Contact: NIU Office of Public Affairs
February 16, 2009
DeKalb, Ill. — Northern Illinois University spent Saturday, Feb. 14, in a day of reflection as the university community marked the one-year anniversary of the Cole Hall tragedy.
“One year after the worst day in our history, NIU remains determined to not let an act of violence define us,” President John Peters told a large crowd at a candlelight vigil.
“One year after the loss of five wonderful people, we have taken inspiration from stories of their lives and the strength of their characters. Twelve months after an unspeakable tragedy, we are much closer as a campus community – much more focused on each other. Random acts of kindness abound at a university where the only answer to hate is love.”
Saturday began with a memorial service inside the Convocation Center and ended with the vigil in the Martin Luther King Memorial Commons. The five recipients of the new “Forward, Together Forward” scholarships were honored at a noon luncheon.
A wreath-laying ceremony in the mid-afternoon, held at the site of the planned memorial garden near Cole Hall, came amid a number of art exhibitions inside the Holmes Student Center. Visitors saw photos and videos from a year ago as well as the pictures of “Images of Hope” and the postcards of “Huskie Acts of Kindness.”
Twenty-five hundred gathered in the morning to hear reassuring and motivational words from Peters and from Cherilyn G. Murer, chair of the NIU Board of Trustees, as they spoke of the last year: “Thousands of lives,” Murer said, “touched by five.”
“We discovered in our grief that we were sisters and brothers, united with loved ones and strangers, in the pursuit of healing,” Murer added. “We learned how to take care of others – and ourselves. We found in one another the strength to carry on, the compassion that allowed us to cry and the comfort that eventually dried our tears.”
They also heard music – a piano solo of Claude Debussy’s haunting “Clair de Lune” and the NIU alma mater – and witnessed a unique presentation called “The Legacy of Character.”

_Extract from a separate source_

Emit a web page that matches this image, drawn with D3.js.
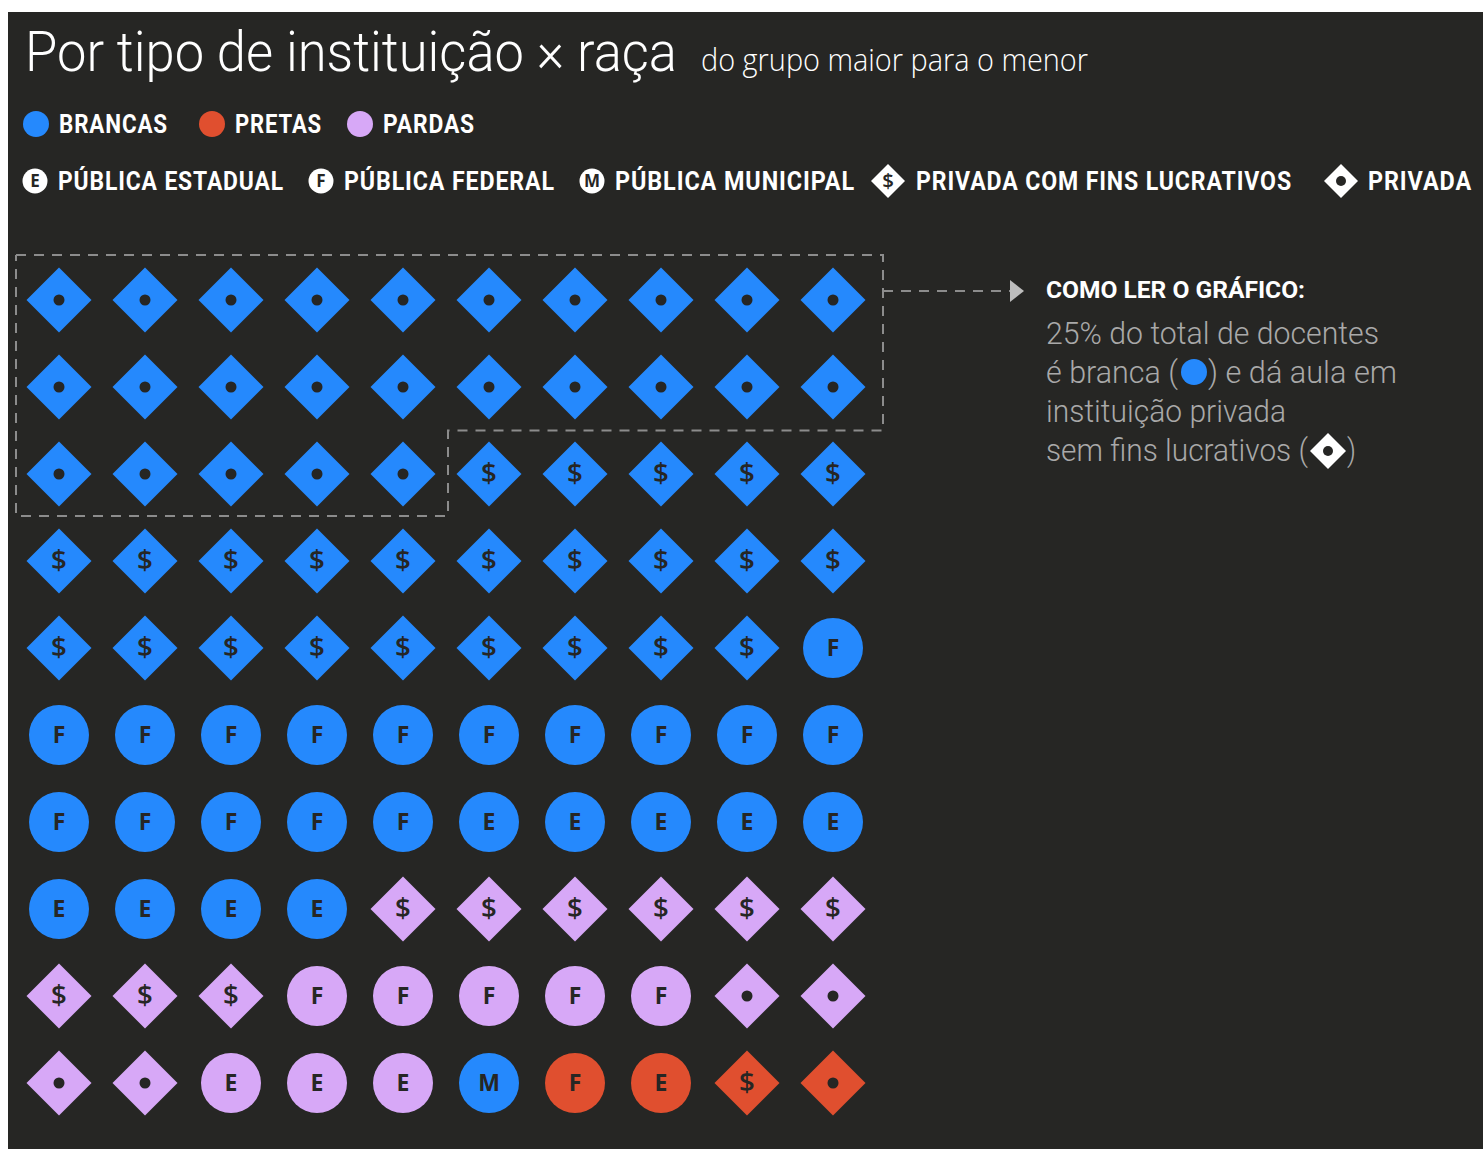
<!DOCTYPE html>
<html>
<head>
<meta charset="utf-8">
<script src="https://cdn.jsdelivr.net/npm/d3@7"></script>
<style>
    body { margin: 0; background: #ffffff; }
    svg { display: block; }
</style>
</head>
<body>
<svg id="chart" width="1483" height="1149"></svg>
<script>
// Groups, from the largest to the smallest (1 cell = 1% of docentes)
const GROUP_RACES = ["branca", "branca", "branca", "branca", "parda", "parda", "parda", "parda", "branca", "preta", "preta", "preta", "preta"];
const GROUP_TYPES = ["privada", "lucrativa", "federal", "estadual", "lucrativa", "federal", "privada", "estadual", "municipal", "federal", "estadual", "lucrativa", "privada"];
const GROUP_SHARES = [25, 24, 16, 9, 9, 5, 4, 3, 1, 1, 1, 1, 1];

// Legend entries
const RACES = ["branca", "preta", "parda"];
const RACE_LABELS = ["BRANCAS", "PRETAS", "PARDAS"];
const TYPES = ["estadual", "federal", "municipal", "lucrativa", "privada"];
const TYPE_LABELS = ["PÚBLICA ESTADUAL", "PÚBLICA FEDERAL", "PÚBLICA MUNICIPAL", "PRIVADA COM FINS LUCRATIVOS", "PRIVADA"];

// Texts
const TITLE = "Por tipo de instituição × raça";
const SUBTITLE = "do grupo maior para o menor";
const NOTE_TITLE = "COMO LER O GRÁFICO:";

const BG = "#262624";
const COLORS = new Map([["branca", "#2589fd"], ["preta", "#e04f2f"], ["parda", "#d7a8f7"]]);
const GLYPHS = new Map([["estadual", "E"], ["federal", "F"], ["municipal", "M"], ["lucrativa", "$"], ["privada", ""]]);
const isDiamond = (type) => type === "lucrativa" || type === "privada";

const svg = d3.select("#chart");

// Dark panel
svg.append("rect")
    .attr("x", 8)
    .attr("y", 12)
    .attr("width", 1475)
    .attr("height", 1137)
    .attr("fill", BG);

// Title
svg.append("text")
    .attr("x", 25)
    .attr("y", 71)
    .attr("textLength", 652)
    .attr("lengthAdjust", "spacingAndGlyphs")
    .style("font-family", "Roboto, sans-serif")
    .style("font-weight", 300)
    .style("font-size", "55px")
    .attr("fill", "#ffffff")
    .text(TITLE);

svg.append("text")
    .attr("x", 701)
    .attr("y", 71)
    .attr("textLength", 387)
    .attr("lengthAdjust", "spacingAndGlyphs")
    .style("font-family", "'Open Sans', sans-serif")
    .style("font-weight", 300)
    .style("font-size", "31px")
    .attr("fill", "#ffffff")
    .text(SUBTITLE);

const legendText = (sel, x, y, len, txt) => {
    sel.append("text")
        .attr("x", x)
        .attr("y", y)
        .attr("textLength", len)
        .attr("lengthAdjust", "spacingAndGlyphs")
        .style("font-family", "Roboto, sans-serif")
        .style("font-weight", 700)
        .style("font-size", "26px")
        .style("letter-spacing", "1px")
        .attr("fill", "#ffffff")
        .text(txt);
};

// Race legend
const raceX = [36, 212, 360];
const raceLen = [109, 87, 92];
RACES.forEach((race, i) => {
    svg.append("circle")
        .attr("cx", raceX[i])
        .attr("cy", 124)
        .attr("r", 13)
        .attr("fill", COLORS.get(race));
    legendText(svg, raceX[i] + 23, 133, raceLen[i], RACE_LABELS[i]);
});

// Shape builders
const diamondPath = (half) => d3.symbol().type(d3.symbolSquare).size(2 * half * half)();

const drawMarker = (g, type, fill, half, r, fontSize, dotR) => {
    if (isDiamond(type)) {
        g.append("path")
            .attr("d", diamondPath(half))
            .attr("transform", "rotate(45)")
            .attr("fill", fill);
    } else {
        g.append("circle")
            .attr("r", r)
            .attr("fill", fill);
    }
    if (type === "privada") {
        g.append("circle")
            .attr("r", dotR)
            .attr("fill", BG);
    } else {
        const glyph = GLYPHS.get(type);
        const size = glyph === "$" ? fontSize * 1.2 : fontSize;
        g.append("text")
            .attr("text-anchor", "middle")
            .attr("dy", glyph === "$" ? "0.33em" : "0.36em")
            .style("font-family", "'Open Sans', sans-serif")
            .style("font-weight", glyph === "$" ? 600 : 700)
            .style("font-size", size + "px")
            .attr("fill", BG)
            .text(glyph);
    }
};

// Institution type legend
const typeX = [35, 321, 592, 888, 1341];
const typeTextX = [58, 344, 615, 916, 1368];
const typeLen = [226, 211, 240, 376, 104];
TYPES.forEach((type, i) => {
    const g = svg.append("g")
        .attr("transform", "translate(" + typeX[i] + " 181)");
    drawMarker(g, type, "#ffffff", 17, 12.5, 17, 5);
    legendText(svg, typeTextX[i], 190, typeLen[i], TYPE_LABELS[i]);
});

// Cells
const cells = [];
GROUP_SHARES.forEach((share, gi) => {
    for (let k = 0; k < share; k++) {
        cells.push({"race": GROUP_RACES[gi], "type": GROUP_TYPES[gi]});
    }
});

const colScale = d3.scaleBand()
    .domain(d3.range(10))
    .range([16, 876]);

const rowScale = d3.scaleBand()
    .domain(d3.range(10))
    .range([256.5, 1126.5]);

svg.selectAll(".cell")
    .data(cells)
    .enter()
    .append("g")
    .classed("cell", true)
    .attr("transform", (d, i) => {
        const x = colScale(i % 10) + colScale.step() / 2;
        const y = rowScale(Math.floor(i / 10)) + rowScale.step() / 2;
        return "translate(" + x + " " + y + ")";
    })
    .each(function (d) {
        drawMarker(d3.select(this), d.type, COLORS.get(d.race), 32.5, 30, 23, 5.5);
    });

// Dashed outline around the first group
const firstGroup = GROUP_SHARES[0];
const fullRows = Math.floor(firstGroup / 10);
const rest = firstGroup % 10;
const boxLeft = colScale(0);
const boxRight = colScale.range()[1] + 7;
const boxTop = rowScale(0) - 1.5;
const boxMid = rowScale(fullRows);
const boxBottom = rowScale(fullRows) + rowScale.step() - 1.5;
const boxSplit = colScale(rest) + 2;

const outline = d3.line()([
    [boxLeft, boxTop], [boxRight, boxTop], [boxRight, boxMid], [boxSplit, boxMid],
    [boxSplit, boxBottom], [boxLeft, boxBottom], [boxLeft, boxTop]
]);

svg.append("path")
    .attr("d", outline)
    .attr("fill", "none")
    .attr("stroke", "#8c8c8c")
    .attr("stroke-width", 2)
    .attr("stroke-dasharray", "10 8");

// Arrow to the note
svg.append("line")
    .attr("x1", boxRight)
    .attr("x2", 1010)
    .attr("y1", 291)
    .attr("y2", 291)
    .attr("stroke", "#8c8c8c")
    .attr("stroke-width", 2)
    .attr("stroke-dasharray", "10 8");

svg.append("path")
    .attr("d", d3.line()([[1010, 280], [1024, 291], [1010, 302]]))
    .attr("fill", "#bdbdbd");

// Note
svg.append("text")
    .attr("x", 1046)
    .attr("y", 298)
    .attr("textLength", 259)
    .attr("lengthAdjust", "spacingAndGlyphs")
    .style("font-family", "Roboto, sans-serif")
    .style("font-weight", 700)
    .style("font-size", "24px")
    .attr("fill", "#ffffff")
    .text(NOTE_TITLE);

const noteText = (x, y, len, txt) => {
    svg.append("text")
        .attr("x", x)
        .attr("y", y)
        .attr("textLength", len)
        .attr("lengthAdjust", "spacingAndGlyphs")
        .style("font-family", "Roboto, sans-serif")
        .style("font-weight", 300)
        .style("font-size", "31px")
        .attr("fill", "#a9a9a9")
        .text(txt);
};

noteText(1046, 344, 333, "25% do total de docentes");
noteText(1046, 383, 132, "é branca (");
svg.append("circle")
    .attr("cx", 1194)
    .attr("cy", 372)
    .attr("r", 13)
    .attr("fill", COLORS.get("branca"));
noteText(1208, 383, 189, ") e dá aula em");
noteText(1046, 422, 240, "instituição privada");
noteText(1046, 461, 262, "sem fins lucrativos (");
const noteDiamond = svg.append("g")
    .attr("transform", "translate(1328 451)");
drawMarker(noteDiamond, "privada", "#ffffff", 18, 12, 15, 5);
noteText(1347, 461, 9, ")");
</script>
</body>
</html>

Five NIU theater majors told stories of the five beloved Huskies who lost their lives Feb. 14, 2008 – Gayle Dubowski, Catalina Garcia, Julianna Gehant, Ryanne Mace and Daniel Parmenter – and read thoughts on the meaning of “character” from heroes and thinkers both legendary and contemporary. They also spoke of “Character in Action,” an accounting of the outpouring of love and support Feb. 14, 2008, and the days that followed.
“In the lives of those we have lost, in the determination of those who were saved, in the unselfish acts of kindness which abounded after our tragedy, in all that and much more, we have seen character defined and exemplified,” Peters said. “For me, the best definition of character I’ve ever heard is also one of the simplest, and it goes like this: ‘Character is what you do when you think no one is watching.’ ”
By day’s end, the cold and darkness of the Commons were met with the warmth of hugs and the glow of paper cups that held the ignited white candles.
Spontaneous back-and-forth chants of “Red!” and “Black!” gave voice to the “Forward, Together Forward” determination of students and staff as the anniversary drew near its close.
“The lighting of fire is an ancient ritual. We light candles to chase away the darkness, to illuminate our paths, to warm ourselves from the winter chill,” Peters said. “Tonight, let our flames burn bright – if even just for a minute – and let those lights send a message into the heavens. We are here. We love each other. We will never forget. We are NIU.”